Skip all pictures, then copy the lines from the start of the data through the line with "ellipse[x radius=0.1cm,y radius=0.07cm];", keeping both ends.

>> Start

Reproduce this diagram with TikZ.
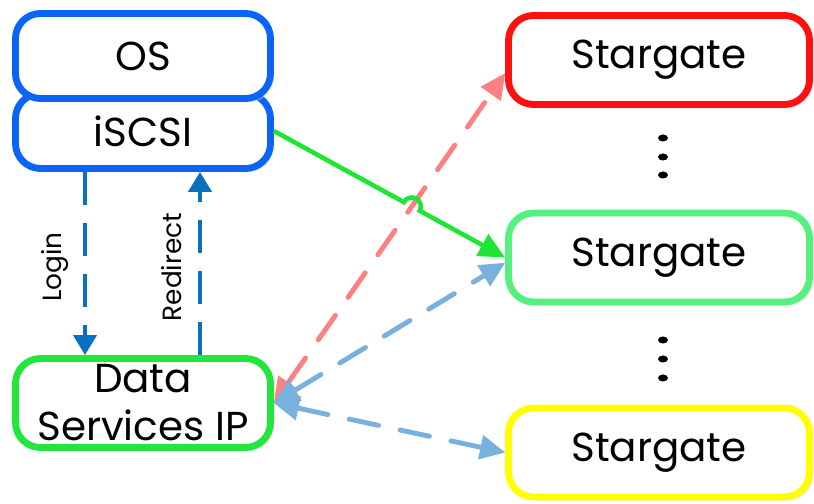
\documentclass[tikz,border=0pt]{standalone}
\usepackage{fontspec}
\setmainfont{Poppins}
\usepackage{tikz}
\usetikzlibrary{arrows.meta,positioning,calc,intersections,shadows}
\definecolor{osblue}{HTML}{0A64F5}
\definecolor{dsgreen}{HTML}{22E63C}
\definecolor{sgred}{HTML}{FF1010}
\definecolor{sggreen}{HTML}{55F07D}
\definecolor{sgyellow}{HTML}{FFFF00}
\definecolor{linkblue}{HTML}{0A70C0}
\definecolor{paleblue}{HTML}{78B0DE}
\definecolor{palered}{HTML}{FF8080}
\definecolor{hopgreen}{HTML}{1EE632}

\begin{document}
\begin{tikzpicture}[
  every node/.style={align=center},
  box/.style={rounded corners=0.5cm,line width=3.9pt,fill=white,minimum width=5.1cm,
    font=\fontsize{23}{27.3}\selectfont,
    drop shadow={shadow xshift=2pt,shadow yshift=-2pt,fill=black!18}},
  gate/.style={box,minimum width=6.02cm,minimum height=1.78cm},
  tag/.style={rotate=90,font=\fontsize{15}{18}\selectfont},
  login/.style={-{Triangle[length=0.4cm,width=0.46cm]},draw=linkblue,line width=2.4pt,
    dash pattern=on 0.66cm off 0.36cm},
  route/.style={{Triangle[length=0.5cm,width=0.5cm,line width=0pt]}-{Triangle[length=0.5cm,width=0.5cm,line width=0pt]},
    line width=2.8pt,line cap=round,dash pattern=on 0.6cm off 0.44cm},
  link/.style={-{Triangle[length=0.52cm,width=0.48cm]},draw=hopgreen,line width=2.6pt}
]
\useasboundingbox (0,0) rectangle (16.28,10.08);

\node[box,draw=osblue,minimum height=1.5cm] (iscsi) at (2.86,7.46) {iSCSI};
\node[box,draw=osblue,minimum height=1.7cm] (os) at (2.86,8.96) {OS};
\node[box,draw=dsgreen,minimum height=1.78cm] (dsip) at (2.86,2.02) {Data\\Services IP};

\node[gate,draw=sgred] (sg1) at (13.18,8.88) {Stargate};
\node[gate,draw=sggreen] (sg2) at (13.18,4.93) {Stargate};
\node[gate,draw=sgyellow] (sg3) at (13.18,1.03) {Stargate};

\foreach \y in {7.32,6.94,6.58,3.28,2.90,2.52}
  \fill (13.26,\y) ellipse[x radius=0.1cm,y radius=0.07cm];

\node[tag] (logintag) at (1.10,4.74) {Login};
\node[tag] (redirtag) at (3.44,4.74) {Redirect};
\draw[login] ([xshift=-1.16cm]iscsi.south) -- ([xshift=-1.16cm]dsip.north);
\draw[login] ([xshift=1.14cm]dsip.north) -- ([xshift=1.14cm]iscsi.south);

\draw[route,draw=palered] (dsip.east) -- (sg1.185);
\foreach \g in {sg2.182,sg3.west}
  \draw[route,draw=paleblue] (dsip.east) -- (\g);

% green link hops over the red one
\path[name path=redpath] (dsip.east) -- (sg1.185);
\path[name path=greenpath] (iscsi.east) -- (sg2.west);
\path[name intersections={of=redpath and greenpath,by=cross}];
\draw[link] let \p1=($(sg2.west)-(iscsi.east)$), \n1={atan2(\y1,\x1)}, \n2={\n1+180} in
  (iscsi.east) -- ($(cross)!0.18cm!(iscsi.east)$)
  arc[start angle=\n2,end angle=\n1,radius=0.18cm] -- (sg2.west);
\end{tikzpicture}
\end{document}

>> End

- **Output below**:
Reproduce this diagram with TikZ.
\documentclass[tikz,border=0pt]{standalone}
\usepackage{fontspec}
\setmainfont{Poppins}
\usepackage{tikz}
\usetikzlibrary{arrows.meta,positioning,calc,intersections,shadows}
\definecolor{osblue}{HTML}{0A64F5}
\definecolor{dsgreen}{HTML}{22E63C}
\definecolor{sgred}{HTML}{FF1010}
\definecolor{sggreen}{HTML}{55F07D}
\definecolor{sgyellow}{HTML}{FFFF00}
\definecolor{linkblue}{HTML}{0A70C0}
\definecolor{paleblue}{HTML}{78B0DE}
\definecolor{palered}{HTML}{FF8080}
\definecolor{hopgreen}{HTML}{1EE632}

\begin{document}
\begin{tikzpicture}[
  every node/.style={align=center},
  box/.style={rounded corners=0.5cm,line width=3.9pt,fill=white,minimum width=5.1cm,
    font=\fontsize{23}{27.3}\selectfont,
    drop shadow={shadow xshift=2pt,shadow yshift=-2pt,fill=black!18}},
  gate/.style={box,minimum width=6.02cm,minimum height=1.78cm},
  tag/.style={rotate=90,font=\fontsize{15}{18}\selectfont},
  login/.style={-{Triangle[length=0.4cm,width=0.46cm]},draw=linkblue,line width=2.4pt,
    dash pattern=on 0.66cm off 0.36cm},
  route/.style={{Triangle[length=0.5cm,width=0.5cm,line width=0pt]}-{Triangle[length=0.5cm,width=0.5cm,line width=0pt]},
    line width=2.8pt,line cap=round,dash pattern=on 0.6cm off 0.44cm},
  link/.style={-{Triangle[length=0.52cm,width=0.48cm]},draw=hopgreen,line width=2.6pt}
]
\useasboundingbox (0,0) rectangle (16.28,10.08);

\node[box,draw=osblue,minimum height=1.5cm] (iscsi) at (2.86,7.46) {iSCSI};
\node[box,draw=osblue,minimum height=1.7cm] (os) at (2.86,8.96) {OS};
\node[box,draw=dsgreen,minimum height=1.78cm] (dsip) at (2.86,2.02) {Data\\Services IP};

\node[gate,draw=sgred] (sg1) at (13.18,8.88) {Stargate};
\node[gate,draw=sggreen] (sg2) at (13.18,4.93) {Stargate};
\node[gate,draw=sgyellow] (sg3) at (13.18,1.03) {Stargate};

\foreach \y in {7.32,6.94,6.58,3.28,2.90,2.52}
  \fill (13.26,\y) ellipse[x radius=0.1cm,y radius=0.07cm];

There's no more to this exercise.